US inflation came in at 3.3% year-on-year as the March CPI report was released. Monthly CPI rose 0.9%, with energy prices driving the increase. The energy index jumped nearly 11%, while gasoline costs surged 21.2%. Core CPI (excluding food and energy) rose 2.6% y/y, slightly below expectations of 2.7%, suggesting underlying price growth was steadier than the headline figure. Despite the inflation pressure on consumer prices, Bitcoin reacted positively. BTC briefly pushed above $73,000 and continued trading above $72,000. At the time of writing, Bitcoin traded around $72,780, up about 1% over 24 hours and roughly 9% over seven days. Traders are also watching the Federal Reserve. CME Group’s FedWatch tool shows a 98.4% probability the Fed keeps rates unchanged at the April meeting, with little room for near-term cuts. For crypto traders, the key takeaway is that headline US inflation stayed above the Fed’s 2% target, yet the market still bid up Bitcoin after the CPI print, highlighting how CPI “details” (especially core vs. energy) can move BTC even when the broader macro backdrop remains restrictive.
Bullish
Bitcoin reacted positively even though headline US inflation stayed above the Fed’s 2% target.
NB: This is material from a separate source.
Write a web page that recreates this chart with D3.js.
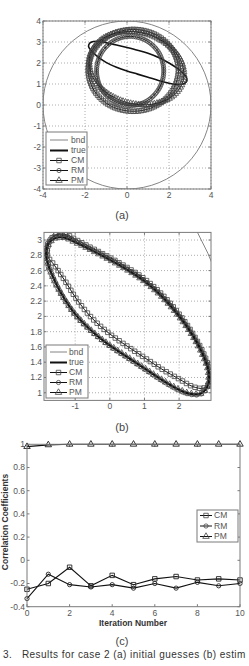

The market focused on the CPI composition: the monthly increase was heavily driven by energy (especially gasoline), while core inflation came in slightly softer than expected. That mix often reduces the immediate risk of an aggressive policy repricing. Historically, crypto (and BTC specifically) has shown two common patterns around CPI: (1) when the print is “headline-hot but core-cool,” BTC can still rally as traders anticipate less restrictive policy than feared; (2) when both headline and core accelerate, BTC rallies fade quickly as rate-cut odds collapse. Here, traders priced the Fed outcome as largely unchanged (98.4% chance of no April cut), which limits the downside tail. In the short term, momentum is likely supported by the breakout attempt above $73K and continued holding above $72K. In the long term, the sustainability depends on whether subsequent CPI prints keep core inflation steady and whether energy-driven volatility doesn’t keep reigniting headline inflation. If later data confirms “core stability,” BTC could extend the move; if energy keeps pushing headline CPI higher repeatedly, the market may shift back to a more risk-off stance.